May 2, 2006 19:48 by jan

image 18 days into a bike ride from doorstep (London) to Istanbul (Turkey). Hot and sunny here in Germany today ve are having ze rest day - walked around Dillingen today, Bavaria charm, ... tent planted by the river, plus a marvelous washing line of 2 weeks dirty laundry. Looks good from the other river bank.

1600km so far, all cylinders firing. Tough to get fit at first, carrying 4 bags on a bike takes getting used to, but don't notice it now. Good to set up camp and cook our own meals. Naturally, we have cheated and used the occasional hotel. Have used gas cooker to make dinner on bedroom window sill, so hotels need not be that expensive.

England & France done, now following Danube river downstream to Budapest, going though Austria and Hungary. then its Slovakia, Romania and finally turkey.

To re-cap on last 2 weeks:-

image Had a marvelous send-off at my house with cycling friends and parents - Keith, Gavin, Maree, Ray, Rhona and Rod - lots of nosh, easter egg hunt (well done Maree), a little beer.

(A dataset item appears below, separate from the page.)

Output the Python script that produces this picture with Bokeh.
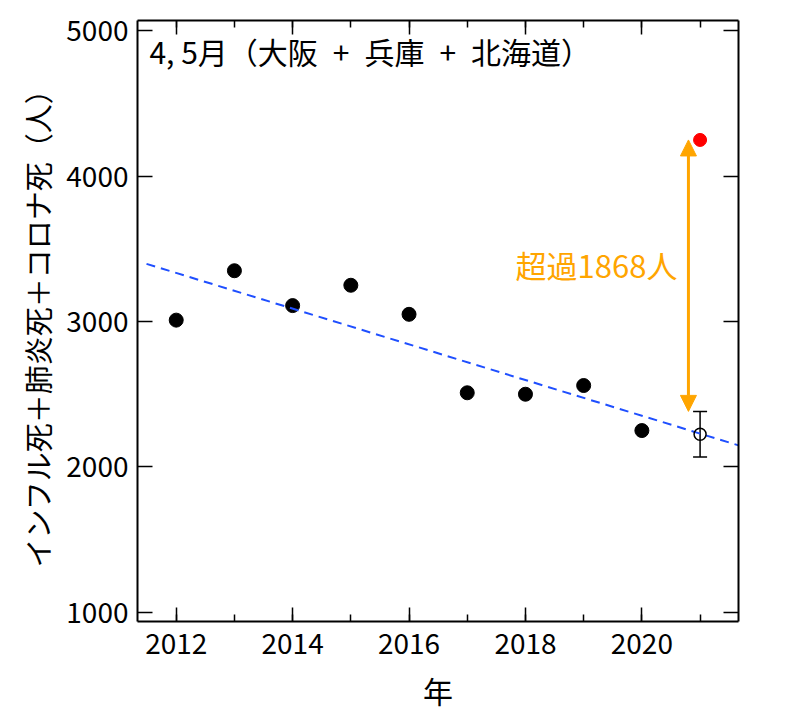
import numpy as np
from bokeh.plotting import figure
from bokeh.models import (Range1d, LinearAxis, SingleIntervalTicker, Label, Arrow,
                          NormalHead, Whisker, TeeHead, ColumnDataSource, CustomLabelingPolicy)
from bokeh.embed import file_html
from bokeh.resources import INLINE

# ---- data ----
years = [2012, 2013, 2014, 2015, 2016, 2017, 2018, 2019, 2020]
deaths = [3010, 3350, 3110, 3250, 3050, 2510, 2500, 2560, 2250]
year_2021 = [2021]
actual_2021 = [4250]
expected_2021 = [2225]
upper_2021 = [2382]
lower_2021 = [2068]
excess_label = "超過1868人"
title_text = "4, 5月（大阪\u2002+\u2002兵庫\u2002+\u2002北海道）"
x_label = "年"
y_label = "インフル死＋肺炎死＋コロナ死（人）"

FONT = "Noto Sans CJK JP"

p = figure(width=784, height=705, output_backend="svg", toolbar_location=None,
           x_range=Range1d(2011.335, 2021.66), y_range=Range1d(936, 5072),
           min_border_left=137, min_border_right=46, min_border_top=20, min_border_bottom=84)
p.frame_width = 601
p.frame_height = 601
p.grid.visible = False
p.outline_line_color = None
p.background_fill_color = "white"

xt = SingleIntervalTicker(interval=2, num_minor_ticks=2)
yt = SingleIntervalTicker(interval=1000, num_minor_ticks=0)
p.xaxis.ticker = xt
p.yaxis.ticker = yt

no_labels = CustomLabelingPolicy(code="""
    const n = indices.size
    for (let i = 0; i < n; i++) { indices.unset(i) }
    return indices
""")

def style_axis(ax):
    ax.axis_line_width = 2
    ax.axis_line_color = "black"
    ax.major_tick_in = 14
    ax.major_tick_out = 0
    ax.minor_tick_in = 7
    ax.minor_tick_out = 0
    ax.major_tick_line_width = 1.5
    ax.minor_tick_line_width = 1.5
    ax.major_tick_line_color = "black"
    ax.minor_tick_line_color = "black"
    ax.major_label_text_font = FONT
    ax.major_label_text_font_size = "28px"
    ax.major_label_text_color = "black"
    ax.axis_label_text_font = FONT
    ax.axis_label_text_font_style = "normal"
    ax.axis_label_text_color = "black"

for ax in p.xaxis:
    style_axis(ax)
    ax.major_label_standoff = 11
    ax.axis_label = x_label
    ax.axis_label_text_font_size = "30px"
    ax.axis_label_standoff = 11
for ax in p.yaxis:
    style_axis(ax)
    ax.major_tick_in = 15
    ax.major_label_standoff = 9
    ax.axis_label = y_label
    ax.axis_label_text_font_size = "29px"
    ax.axis_label_standoff = 5

top = LinearAxis(ticker=xt, major_label_policy=no_labels)
style_axis(top)
top.major_label_text_font_size = "0px"
top.major_label_standoff = 0
p.add_layout(top, "above")
right = LinearAxis(ticker=yt, major_label_policy=no_labels)
style_axis(right)
right.major_label_text_font_size = "0px"
right.major_label_standoff = 0
right.major_tick_in = 15
p.add_layout(right, "right")

# historical points
p.scatter(years, deaths, size=14, color="black")

# trend line (least squares fit of the historical data)
coef = np.polyfit(years, deaths, 1)
xs = np.array([2011.49, 2021.66])
p.line(xs, np.polyval(coef, xs), line_color="#1f4fff", line_width=2, line_dash="9 6")

# expected 2021 with interval
src = ColumnDataSource(dict(x=year_2021, upper=upper_2021, lower=lower_2021))
p.add_layout(Whisker(source=src, base="x", upper="upper", lower="lower",
                     line_color="black", line_width=1.5,
                     upper_head=TeeHead(size=14, line_width=1.5, line_color="black"),
                     lower_head=TeeHead(size=14, line_width=1.5, line_color="black")))
p.scatter(year_2021, expected_2021, size=12, fill_color=None, line_color="black", line_width=1.5)

# actual 2021
p.scatter(year_2021, actual_2021, size=13, color="red")

# excess arrow
ax_x = year_2021[0] - 0.2
p.add_layout(Arrow(x_start=ax_x, y_start=upper_2021[0], x_end=ax_x, y_end=actual_2021[0],
                   line_color="orange", line_width=3,
                   start=NormalHead(size=16, fill_color="orange", line_color="orange"),
                   end=NormalHead(size=16, fill_color="orange", line_color="orange")))
p.add_layout(Label(x=ax_x - 0.19, y=3390, text=excess_label, text_align="right",
                   text_baseline="middle", text_color="orange",
                   text_font=FONT, text_font_size="31px"))

# panel title
p.add_layout(Label(x=2011.54, y=4865, text=title_text, text_align="left",
                   text_baseline="middle", text_color="black",
                   text_font=FONT, text_font_size="30px"))

open("out.html", "w").write(file_html(p, INLINE))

Beautiful weather in France and enjoyed all things French. Saw the northern part of France where the WW1 graves are. Verdun was great, then over the Vosges hills to the "Route du Vin" where we had a few gustations (free wine tasting). This a fabulous part of France with beautiful villages. Champagne was very cheap, so naturally we used it like water.

Gavin have to leave early, but expect he'll be back here to complete the journey.

The Danube bike path is excellent and all cycling is virtually traffic free. camping most of the time now. pitched our tents next to a "mayfest" one night with German beer hall music oom-pah-pah, followed by an excellent rock band. Keith is now really into rock. we were the guests of honour with a presentation of gifts, free entry, and food and beer vouchers!!! image

Another day stopped at a 'biergarten' where there were dozens of cyclists. the weather has been a mixed bag with deep snow on one mountain road, a heavy frost with frozen bikes, but plenty of sun, tailwinds and not too much rain. glad to have a warm comfortable sleeping bag and lightweight tent.

The Danube is at a very high level and we have ridden through some flooding. So we are riding into the unknown as we are not sure how the flooding is going to affect us lower down. We are missing Gavin, Maree, Ray and Rhona, Rod but are looking forward to Peter's arrival.

Off to buy some more soap now - and cigarettes - catch you later.